Take a big room in Manhattan with more than 100 people, all of them fired up about education. Add some dramatic lighting and booming PA announcements, and you've got last week's New York Times Schools for Tomorrow conference. And everybody there, from university presidents to ed tech startups, was talking about how higher education is changing.

Here are some of the themes and ideas that stole the show.

1. Doing more for low-income, high-achieving students

Helping those students graduate is vital, and colleges and universities right now aren't doing enough.

Vassar's president, Catharine Bond Hill, talked about her school's orientation programs — and the importance of support on campus for first-generation students. There was also talk about how on-campus mentors can be incredibly helpful, since the academic culture can be such a cultural shock from the comparatively insulated world of high school.

Things many college students take for granted: Learning to go to office hours, to ask for help, to speak up in class — these are skills some students haven't learned before. Several panels brought up a recent op-ed in the Times that touches on these issues.

Over and over at the conference, speakers emphasized that the first order of business has to be doing a better job of finding these students — and helping them find you.

"Admissions recruiters should be looking at parts of the country that we don't tend to go: small cities, rural areas ..." said Angel B. Pérez, who leads enrollment and retainment at Trinity College in Connecticut.

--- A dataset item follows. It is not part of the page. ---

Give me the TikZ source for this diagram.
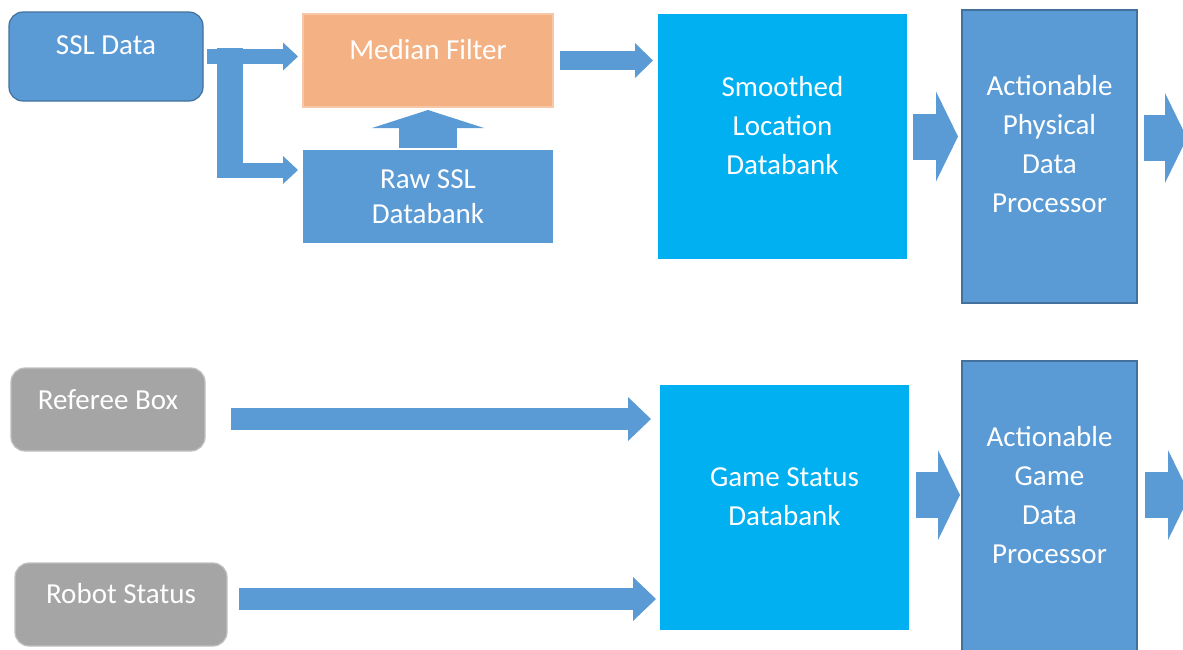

Raynard Kington, the president of Grinnell College, said his school has focused on defining itself as "a place where smart kids who had no money could go and have a great education and have financial aid" — even in the middle of Iowa. He concedes that can be a tough sell, and he said a willingness to devote resources to finding such students is key.

Like many panelists, he suggested the onus must also be on high schools and guidance counselors: "You can't talk about diversity in higher ed without talking about the lack of preparation in high school."

2. Teacher training programs need to change

We've spent the past 25 years trying to fix our schools and we have overlooked the teachers in them, is the way Kate Walsh, president of the National Council on Teacher Equality, put it.

She argued that far too many institutions are in the business of making teachers and that many programs were not teaching research-based content. There was definitely pushback from audience members — especially some at teacher training programs. But Norman Atkins of Relay Graduate School of Education in New York agreed with many of Walsh's points. He also talked about retention — and how to encourage top students to become teachers.

In closing the discussion, Walsh had one big recommendation: Make schools with teacher-prep programs harder to get into, and to graduate from, to see a big impact.

3. Raising graduation rates

"To some extent the promise that college is making to people is, 'Come here and enroll and we'll help you get a degree,' " said David Leonhardt, who runs The Upshot and moderated a panel on this topic.

And yet, if you filter data from the new College Scorecard to show schools with a 60 percent graduation rate or less, you get 2,551 results. Many of those with abysmal graduation rates are public universities.

"If the publics could be spending what we're spending [at private institutions], they'd be graduating at a much higher rate," said Hill, Vassar's president.

Michael Crow, the president of Arizona State University, said his school has been raising its graduation rate and that technology is key to that effort.

He also pointed out that the number of top-achieving students in ASU's freshman class is larger than the entire freshman class at most private colleges: "We have four Bowdoin College freshman classes in our freshman class, and 9,500 other freshmen," Crow said. "The graduation rate for those 'Bowdoin students' at ASU? It's in the 80s and 90s."